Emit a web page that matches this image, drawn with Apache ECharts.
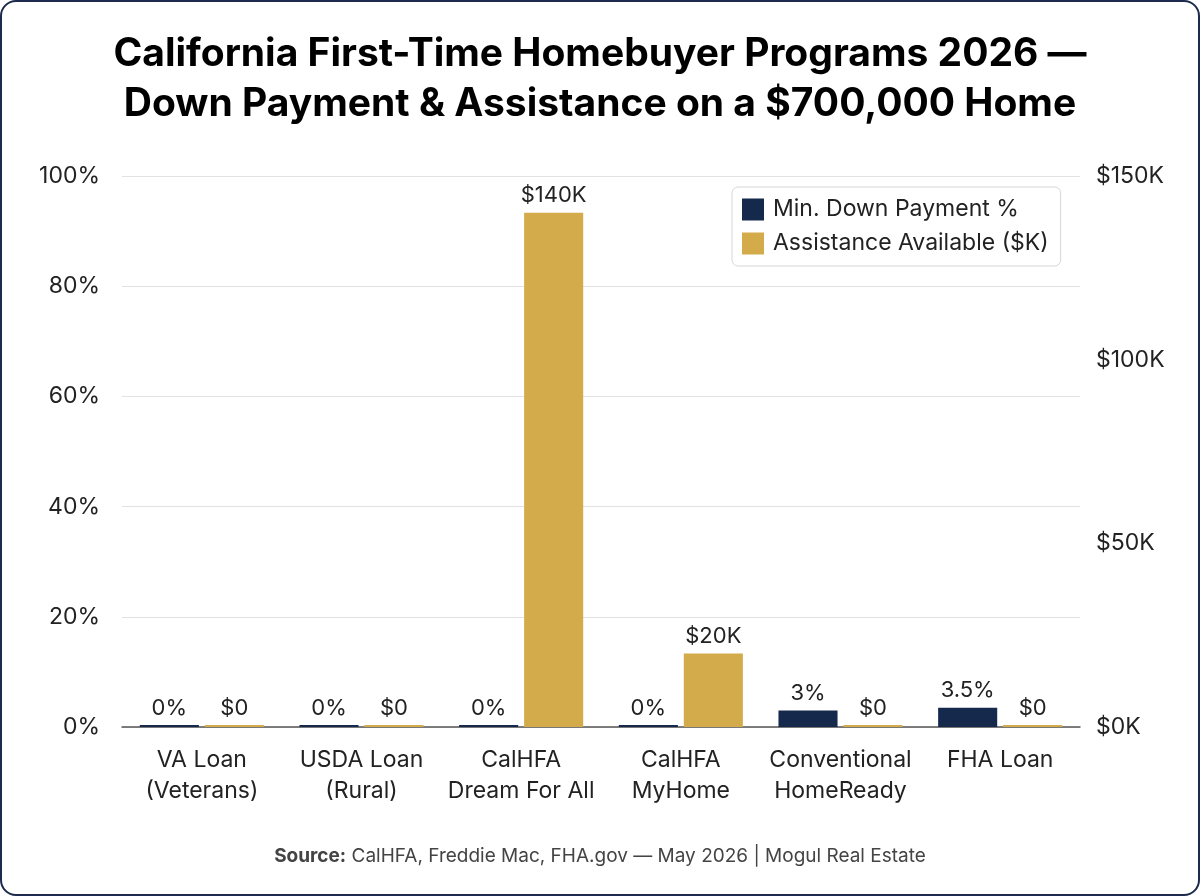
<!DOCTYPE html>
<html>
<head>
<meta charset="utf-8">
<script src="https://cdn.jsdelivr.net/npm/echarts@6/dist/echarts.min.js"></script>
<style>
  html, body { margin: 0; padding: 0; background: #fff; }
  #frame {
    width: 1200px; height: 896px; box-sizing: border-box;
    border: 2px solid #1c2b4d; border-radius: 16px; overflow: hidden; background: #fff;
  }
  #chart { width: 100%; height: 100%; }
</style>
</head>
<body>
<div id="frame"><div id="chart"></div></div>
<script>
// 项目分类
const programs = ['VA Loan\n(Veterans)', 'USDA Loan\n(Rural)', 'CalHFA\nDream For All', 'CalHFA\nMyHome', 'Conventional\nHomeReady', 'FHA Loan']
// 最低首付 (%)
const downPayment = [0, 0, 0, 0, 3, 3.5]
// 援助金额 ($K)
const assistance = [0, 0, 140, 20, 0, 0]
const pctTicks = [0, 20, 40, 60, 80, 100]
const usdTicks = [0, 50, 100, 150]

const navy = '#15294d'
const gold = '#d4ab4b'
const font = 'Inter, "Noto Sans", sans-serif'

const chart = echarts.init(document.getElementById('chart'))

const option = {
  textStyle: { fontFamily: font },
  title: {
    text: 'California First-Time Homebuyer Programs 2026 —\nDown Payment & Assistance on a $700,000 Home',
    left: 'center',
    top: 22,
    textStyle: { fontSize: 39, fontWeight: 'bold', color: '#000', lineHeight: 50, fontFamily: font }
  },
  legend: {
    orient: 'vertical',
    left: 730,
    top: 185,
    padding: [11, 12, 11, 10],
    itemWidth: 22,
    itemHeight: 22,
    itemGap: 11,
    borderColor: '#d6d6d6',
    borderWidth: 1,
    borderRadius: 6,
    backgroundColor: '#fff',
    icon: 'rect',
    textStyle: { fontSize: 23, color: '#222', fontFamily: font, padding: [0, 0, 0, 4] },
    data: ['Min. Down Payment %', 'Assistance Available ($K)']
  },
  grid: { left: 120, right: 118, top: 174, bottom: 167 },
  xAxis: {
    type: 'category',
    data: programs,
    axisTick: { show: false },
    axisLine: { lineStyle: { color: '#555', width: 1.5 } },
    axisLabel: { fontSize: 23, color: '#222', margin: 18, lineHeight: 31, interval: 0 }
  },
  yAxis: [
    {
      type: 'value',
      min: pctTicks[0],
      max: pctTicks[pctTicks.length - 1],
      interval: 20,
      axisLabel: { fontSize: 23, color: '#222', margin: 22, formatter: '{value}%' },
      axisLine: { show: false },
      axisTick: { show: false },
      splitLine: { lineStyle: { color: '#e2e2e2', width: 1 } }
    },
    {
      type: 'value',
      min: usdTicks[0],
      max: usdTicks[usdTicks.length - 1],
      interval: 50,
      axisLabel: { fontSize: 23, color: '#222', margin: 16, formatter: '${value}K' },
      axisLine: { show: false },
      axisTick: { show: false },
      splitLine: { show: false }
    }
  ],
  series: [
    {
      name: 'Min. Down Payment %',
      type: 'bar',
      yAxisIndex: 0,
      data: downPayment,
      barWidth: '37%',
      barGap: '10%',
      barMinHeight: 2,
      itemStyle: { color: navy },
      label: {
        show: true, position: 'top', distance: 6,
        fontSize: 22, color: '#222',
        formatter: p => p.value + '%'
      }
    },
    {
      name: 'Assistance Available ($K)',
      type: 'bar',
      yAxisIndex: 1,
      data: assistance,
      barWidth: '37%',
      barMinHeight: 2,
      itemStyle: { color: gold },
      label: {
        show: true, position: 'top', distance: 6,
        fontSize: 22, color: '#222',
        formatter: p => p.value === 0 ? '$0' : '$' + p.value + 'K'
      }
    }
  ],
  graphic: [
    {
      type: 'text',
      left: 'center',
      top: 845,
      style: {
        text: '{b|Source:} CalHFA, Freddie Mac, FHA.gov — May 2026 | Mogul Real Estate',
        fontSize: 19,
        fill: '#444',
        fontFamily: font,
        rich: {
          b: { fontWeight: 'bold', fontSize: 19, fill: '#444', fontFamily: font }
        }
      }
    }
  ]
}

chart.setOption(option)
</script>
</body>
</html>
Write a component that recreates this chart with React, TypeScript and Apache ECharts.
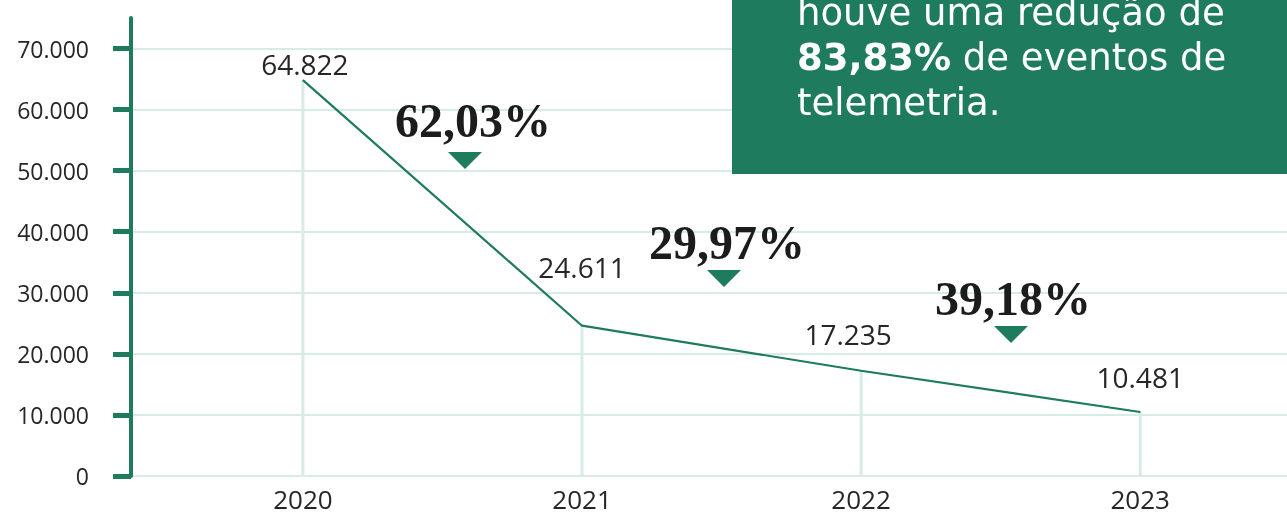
_ _ _
**Given problem:** Give every line above again exactly, with no pictures.

**Task output:**
Emit a web page that matches this image, drawn with Apache ECharts.
<!DOCTYPE html>
<html>
<head>
<meta charset="utf-8">
<script src="https://cdn.jsdelivr.net/npm/echarts@6/dist/echarts.min.js"></script>
<style>
  html, body { margin: 0; padding: 0; background: #fff; }
  #frame {
    width: 1200px; height: 896px; box-sizing: border-box;
    border: 2px solid #1c2b4d; border-radius: 16px; overflow: hidden; background: #fff;
  }
  #chart { width: 100%; height: 100%; }
</style>
</head>
<body>
<div id="frame"><div id="chart"></div></div>
<script>
// 项目分类
const programs = ['VA Loan\n(Veterans)', 'USDA Loan\n(Rural)', 'CalHFA\nDream For All', 'CalHFA\nMyHome', 'Conventional\nHomeReady', 'FHA Loan']
// 最低首付 (%)
const downPayment = [0, 0, 0, 0, 3, 3.5]
// 援助金额 ($K)
const assistance = [0, 0, 140, 20, 0, 0]
const pctTicks = [0, 20, 40, 60, 80, 100]
const usdTicks = [0, 50, 100, 150]

const navy = '#15294d'
const gold = '#d4ab4b'
const font = 'Inter, "Noto Sans", sans-serif'

const chart = echarts.init(document.getElementById('chart'))

const option = {
  textStyle: { fontFamily: font },
  title: {
    text: 'California First-Time Homebuyer Programs 2026 —\nDown Payment & Assistance on a $700,000 Home',
    left: 'center',
    top: 22,
    textStyle: { fontSize: 39, fontWeight: 'bold', color: '#000', lineHeight: 50, fontFamily: font }
  },
  legend: {
    orient: 'vertical',
    left: 730,
    top: 185,
    padding: [11, 12, 11, 10],
    itemWidth: 22,
    itemHeight: 22,
    itemGap: 11,
    borderColor: '#d6d6d6',
    borderWidth: 1,
    borderRadius: 6,
    backgroundColor: '#fff',
    icon: 'rect',
    textStyle: { fontSize: 23, color: '#222', fontFamily: font, padding: [0, 0, 0, 4] },
    data: ['Min. Down Payment %', 'Assistance Available ($K)']
  },
  grid: { left: 120, right: 118, top: 174, bottom: 167 },
  xAxis: {
    type: 'category',
    data: programs,
    axisTick: { show: false },
    axisLine: { lineStyle: { color: '#555', width: 1.5 } },
    axisLabel: { fontSize: 23, color: '#222', margin: 18, lineHeight: 31, interval: 0 }
  },
  yAxis: [
    {
      type: 'value',
      min: pctTicks[0],
      max: pctTicks[pctTicks.length - 1],
      interval: 20,
      axisLabel: { fontSize: 23, color: '#222', margin: 22, formatter: '{value}%' },
      axisLine: { show: false },
      axisTick: { show: false },
      splitLine: { lineStyle: { color: '#e2e2e2', width: 1 } }
    },
    {
      type: 'value',
      min: usdTicks[0],
      max: usdTicks[usdTicks.length - 1],
      interval: 50,
      axisLabel: { fontSize: 23, color: '#222', margin: 16, formatter: '${value}K' },
      axisLine: { show: false },
      axisTick: { show: false },
      splitLine: { show: false }
    }
  ],
  series: [
    {
      name: 'Min. Down Payment %',
      type: 'bar',
      yAxisIndex: 0,
      data: downPayment,
      barWidth: '37%',
      barGap: '10%',
      barMinHeight: 2,
      itemStyle: { color: navy },
      label: {
        show: true, position: 'top', distance: 6,
        fontSize: 22, color: '#222',
        formatter: p => p.value + '%'
      }
    },
    {
      name: 'Assistance Available ($K)',
      type: 'bar',
      yAxisIndex: 1,
      data: assistance,
      barWidth: '37%',
      barMinHeight: 2,
      itemStyle: { color: gold },
      label: {
        show: true, position: 'top', distance: 6,
        fontSize: 22, color: '#222',
        formatter: p => p.value === 0 ? '$0' : '$' + p.value + 'K'
      }
    }
  ],
  graphic: [
    {
      type: 'text',
      left: 'center',
      top: 845,
      style: {
        text: '{b|Source:} CalHFA, Freddie Mac, FHA.gov — May 2026 | Mogul Real Estate',
        fontSize: 19,
        fill: '#444',
        fontFamily: font,
        rich: {
          b: { fontWeight: 'bold', fontSize: 19, fill: '#444', fontFamily: font }
        }
      }
    }
  ]
}

chart.setOption(option)
</script>
</body>
</html>
Write a component that recreates this chart with React, TypeScript and Apache ECharts.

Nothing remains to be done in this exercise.